_Given exercise_.
Everything from the first line of the data through the line with "2.362, 2.258, 2.466, 3.037, 3.296, 3.348, 3.244, 3.037]" is to be echoed exactly, minus the pictures.

_Provided material_.
★ ★ ★ ★ ★ ★ ★

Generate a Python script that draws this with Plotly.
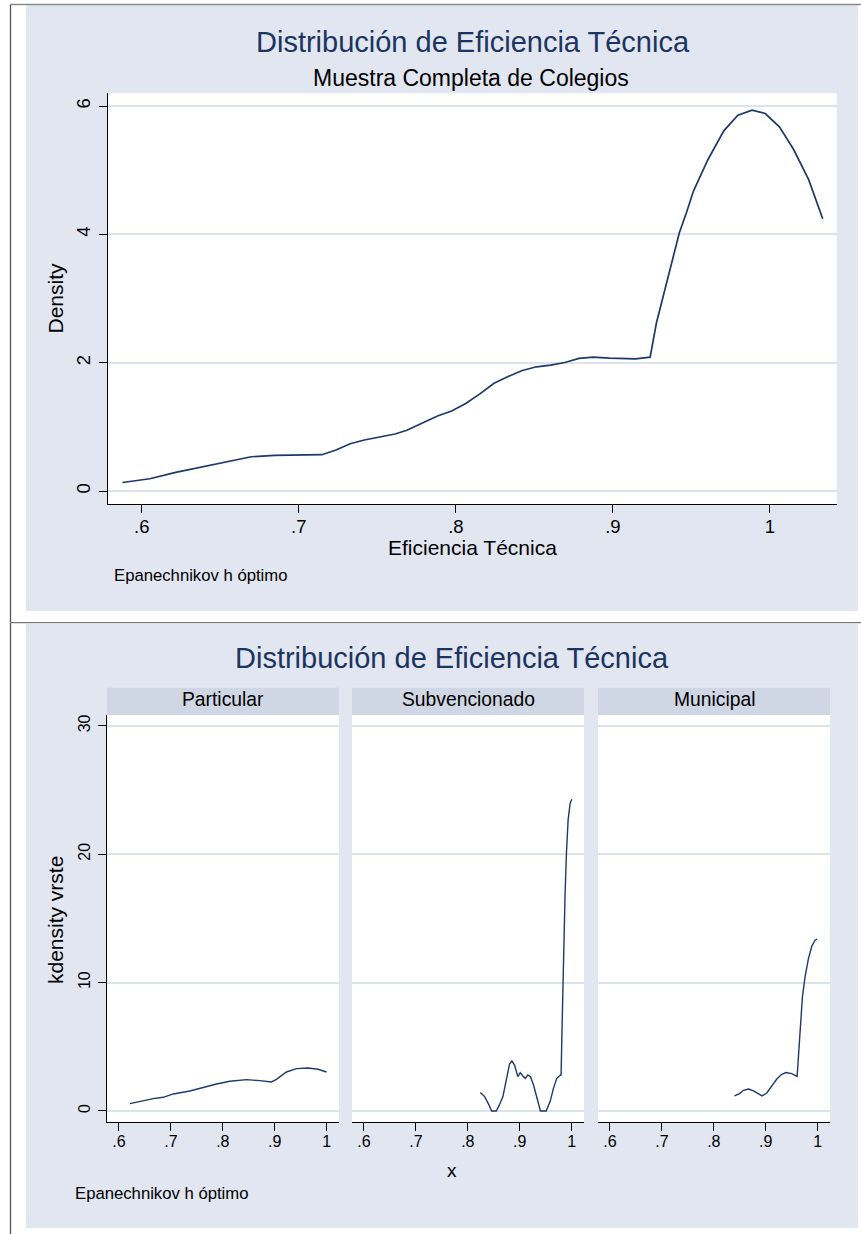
import plotly.graph_objects as go

W, H = 861, 1234

# Kernel density of technical efficiency, full sample of schools
eff_all = [0.5877, 0.6051, 0.6216, 0.6366, 0.6517, 0.6622, 0.6697, 0.6847, 0.6997, 0.7147,
           0.7237, 0.7327, 0.7417, 0.7508, 0.7613, 0.7688, 0.7793, 0.7883, 0.7973, 0.8063,
           0.8153, 0.8243, 0.8333, 0.8423, 0.8514, 0.8604, 0.8694, 0.8784, 0.8874, 0.8979,
           0.9144, 0.9237, 0.9277, 0.9330, 0.9378, 0.9423, 0.9468, 0.9513, 0.9604, 0.9706,
           0.9796, 0.9886, 0.9970, 1.0060, 1.0150, 1.0246, 1.0336]
dens_all = [0.135, 0.193, 0.292, 0.370, 0.443, 0.505, 0.536, 0.557, 0.557, 0.568,
            0.641, 0.740, 0.797, 0.844, 0.891, 0.948, 1.068, 1.172, 1.250, 1.365,
            1.516, 1.682, 1.786, 1.880, 1.938, 1.964, 2.005, 2.068, 2.089, 2.073,
            2.063, 2.089, 2.620, 3.141, 3.609, 4.026, 4.339, 4.677, 5.161, 5.615,
            5.859, 5.938, 5.885, 5.677, 5.328, 4.859, 4.245]

# Densities by school type
eff_part = [0.6212, 0.6468, 0.6660, 0.6853, 0.7045, 0.7365, 0.7622, 0.7878, 0.8135, 0.8455,
            0.8712, 0.8936, 0.9032, 0.9224, 0.9417, 0.9641, 0.9833, 0.9994]
dens_part = [0.571, 0.805, 0.960, 1.064, 1.324, 1.557, 1.843, 2.102, 2.310, 2.440,
             2.362, 2.258, 2.466, 3.037, 3.296, 3.348, 3.244, 3.037]

eff_subv = [0.8240, 0.8323, 0.8406, 0.8458, 0.8547, 0.8598, 0.8675, 0.8739, 0.8803, 0.8848,
            0.8899, 0.8963, 0.9008, 0.9059, 0.9104, 0.9155, 0.9206, 0.9264, 0.9315, 0.9379,
            0.9398, 0.9507, 0.9584, 0.9648, 0.9712, 0.9782, 0.9795, 0.9814, 0.9840, 0.9872,
            0.9898, 0.9930, 0.9968, 1.0000]
dens_subv = [1.43, 1.12, 0.47, 0.0, 0.0, 0.39, 1.12, 2.41, 3.66, 3.89,
             3.58, 2.67, 2.98, 2.72, 2.54, 2.80, 2.67, 2.02, 1.25, 0.08,
             0.0, 0.0, 0.73, 1.76, 2.54, 2.80, 2.80, 6.56, 11.75, 16.94,
             20.05, 22.65, 23.94, 24.28]

eff_muni = [0.8397, 0.8494, 0.8571, 0.8667, 0.8763, 0.8840, 0.8929, 0.9019, 0.9115, 0.9212,
            0.9308, 0.9391, 0.9500, 0.9603, 0.9628, 0.9660, 0.9705, 0.9756, 0.9821, 0.9885,
            0.9949, 0.9987]
dens_muni = [1.17, 1.35, 1.61, 1.71, 1.56, 1.35, 1.17, 1.40, 1.95, 2.49,
             2.86, 2.99, 2.91, 2.70, 4.21, 6.55, 8.88, 10.44, 11.87, 12.83,
             13.30, 13.38]

panel_names = ["Particular", "Subvencionado", "Municipal"]
x_ticks = [0.6, 0.7, 0.8, 0.9, 1.0]
x_ticktext = [".6", ".7", ".8", ".9", "1"]
y_ticks_all = [0, 2, 4, 6]
y_ticks_type = [0, 10, 20, 30]

FONT = "Liberation Sans, Arial, Helvetica, sans-serif"
LAV = "#E1E6F0"
STRIP = "#D0D7E4"
GRID = "#DCE2EE"
NAVY = "rgb(30,57,105)"
TITLE_C = "rgb(28,52,96)"


def px(x):
    return x / W


def py(y):
    return 1 - y / H


fig = go.Figure()

fig.add_trace(go.Scatter(x=eff_all, y=dens_all, mode="lines",
                         line=dict(color=NAVY, width=1.7), xaxis="x", yaxis="y",
                         showlegend=False, hoverinfo="skip"))
for i, (xs, ys) in enumerate([(eff_part, dens_part), (eff_subv, dens_subv), (eff_muni, dens_muni)]):
    fig.add_trace(go.Scatter(x=xs, y=ys, mode="lines",
                             line=dict(color=NAVY, width=1.4),
                             xaxis=f"x{i + 2}", yaxis=f"y{i + 2}",
                             showlegend=False, hoverinfo="skip"))

tick_font_top = dict(family=FONT, size=18.5, color="black")
tick_font_bot = dict(family=FONT, size=16, color="black")

xcommon = dict(showline=True, linecolor="black", linewidth=1.3, ticks="outside",
               ticklen=8, tickwidth=1.2, tickcolor="black", showgrid=False,
               zeroline=False, tickvals=x_ticks, ticktext=x_ticktext, fixedrange=True)
ycommon = dict(showgrid=True, gridcolor=GRID, gridwidth=1.6, zeroline=False,
               fixedrange=True)

layout = dict(
    width=W, height=H, margin=dict(l=0, r=0, t=0, b=0),
    paper_bgcolor="white", plot_bgcolor="white", showlegend=False,
    xaxis=dict(domain=[px(108), px(836.7)], range=[0.5785, 1.0425], anchor="y",
               tickfont=tick_font_top, ticklabelstandoff=-2, **xcommon),
    yaxis=dict(domain=[py(504), py(93.3)], range=[-0.2, 6.2], anchor="x",
               tickvals=y_ticks_all, ticktext=[str(v) for v in y_ticks_all],
               tickangle=-90, tickfont=tick_font_top, showline=True,
               linecolor="black", linewidth=1.3, ticks="outside", ticklen=8,
               tickwidth=1.2, tickcolor="black", ticklabelstandoff=1, **ycommon),
)

panel_x = [(107, 339), (352, 584), (598, 830)]
for i, (a, b) in enumerate(panel_x):
    n = i + 2
    layout[f"xaxis{n}"] = dict(domain=[px(a), px(b)], range=[0.577, 1.0236],
                               anchor=f"y{n}", tickfont=tick_font_bot,
                               ticklabelstandoff=-3, **xcommon)
    ydict = dict(domain=[py(1122), py(715)], range=[-0.86, 30.84], anchor=f"x{n}",
                 tickvals=y_ticks_type, **ycommon)
    if i == 0:
        ydict.update(ticktext=[str(v) for v in y_ticks_type], tickangle=-90,
                     tickfont=tick_font_bot, showline=True, linecolor="black",
                     linewidth=1.3, ticks="outside", ticklen=8, tickwidth=1.2,
                     tickcolor="black", ticklabelstandoff=1)
    else:
        ydict.update(showticklabels=False, showline=False, ticks="")
    layout[f"yaxis{n}"] = ydict

fig.update_layout(**layout)

# Background regions, plot areas and strips
shapes = []


def rect(x0, y0, x1, y1, color):
    shapes.append(dict(type="rect", xref="paper", yref="paper", layer="below",
                       x0=px(x0), x1=px(x1), y0=py(y1), y1=py(y0),
                       fillcolor=color, line=dict(width=0)))


def line(x0, y0, x1, y1, color="#6E6E6E", width=1.3):
    shapes.append(dict(type="line", xref="paper", yref="paper", layer="above",
                       x0=px(x0), x1=px(x1), y0=py(y0), y1=py(y1),
                       line=dict(color=color, width=width)))


rect(26, 5, 858, 611, LAV)
rect(26, 624, 858, 1228, LAV)
rect(108, 93.3, 836.7, 504, "white")
for a, b in panel_x:
    rect(a, 715, b, 1122, "white")
    rect(a, 687.7, b, 715, STRIP)

line(10.5, 4.5, 10.5, 1234, "#555555")
line(10, 4.5, 861, 4.5, "#8A8A8A")
line(10, 622.7, 861, 622.7, "#777777")
fig.update_layout(shapes=shapes)

# Text
ann = []


def text(t, x, y, size, color="black", xanchor="center", angle=0):
    ann.append(dict(text=t, x=px(x), y=py(y), xref="paper", yref="paper",
                    xanchor=xanchor, yanchor="middle", showarrow=False,
                    textangle=angle, font=dict(family=FONT, size=size, color=color)))


text("Distribución de Eficiencia Técnica", 472.5, 41.9, 29, TITLE_C)
text("Muestra Completa de Colegios", 471, 78, 23)
text("Density", 55, 298.5, 21, angle=-90)
text("Eficiencia Técnica", 472, 547.6, 21)
text("Epanechnikov h óptimo", 112.3, 575.9, 16.7, xanchor="left")

text("Distribución de Eficiencia Técnica", 452, 657.9, 29, TITLE_C)
for (a, b), name in zip(panel_x, panel_names):
    text(name, (a + b) / 2, 699.2, 19.3)
text("kdensity vrste", 55, 920, 21, angle=-90)
text("x", 451.7, 1170.6, 19)
text("Epanechnikov h óptimo", 72.7, 1193.5, 16.7, xanchor="left")

fig.update_layout(annotations=ann)

fig.write_html("out.html")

★ ★ ★ ★ ★ ★ ★

_The solution_.
Generate a Python script that draws this with Plotly.
import plotly.graph_objects as go

W, H = 861, 1234

# Kernel density of technical efficiency, full sample of schools
eff_all = [0.5877, 0.6051, 0.6216, 0.6366, 0.6517, 0.6622, 0.6697, 0.6847, 0.6997, 0.7147,
           0.7237, 0.7327, 0.7417, 0.7508, 0.7613, 0.7688, 0.7793, 0.7883, 0.7973, 0.8063,
           0.8153, 0.8243, 0.8333, 0.8423, 0.8514, 0.8604, 0.8694, 0.8784, 0.8874, 0.8979,
           0.9144, 0.9237, 0.9277, 0.9330, 0.9378, 0.9423, 0.9468, 0.9513, 0.9604, 0.9706,
           0.9796, 0.9886, 0.9970, 1.0060, 1.0150, 1.0246, 1.0336]
dens_all = [0.135, 0.193, 0.292, 0.370, 0.443, 0.505, 0.536, 0.557, 0.557, 0.568,
            0.641, 0.740, 0.797, 0.844, 0.891, 0.948, 1.068, 1.172, 1.250, 1.365,
            1.516, 1.682, 1.786, 1.880, 1.938, 1.964, 2.005, 2.068, 2.089, 2.073,
            2.063, 2.089, 2.620, 3.141, 3.609, 4.026, 4.339, 4.677, 5.161, 5.615,
            5.859, 5.938, 5.885, 5.677, 5.328, 4.859, 4.245]

# Densities by school type
eff_part = [0.6212, 0.6468, 0.6660, 0.6853, 0.7045, 0.7365, 0.7622, 0.7878, 0.8135, 0.8455,
            0.8712, 0.8936, 0.9032, 0.9224, 0.9417, 0.9641, 0.9833, 0.9994]
dens_part = [0.571, 0.805, 0.960, 1.064, 1.324, 1.557, 1.843, 2.102, 2.310, 2.440,
             2.362, 2.258, 2.466, 3.037, 3.296, 3.348, 3.244, 3.037]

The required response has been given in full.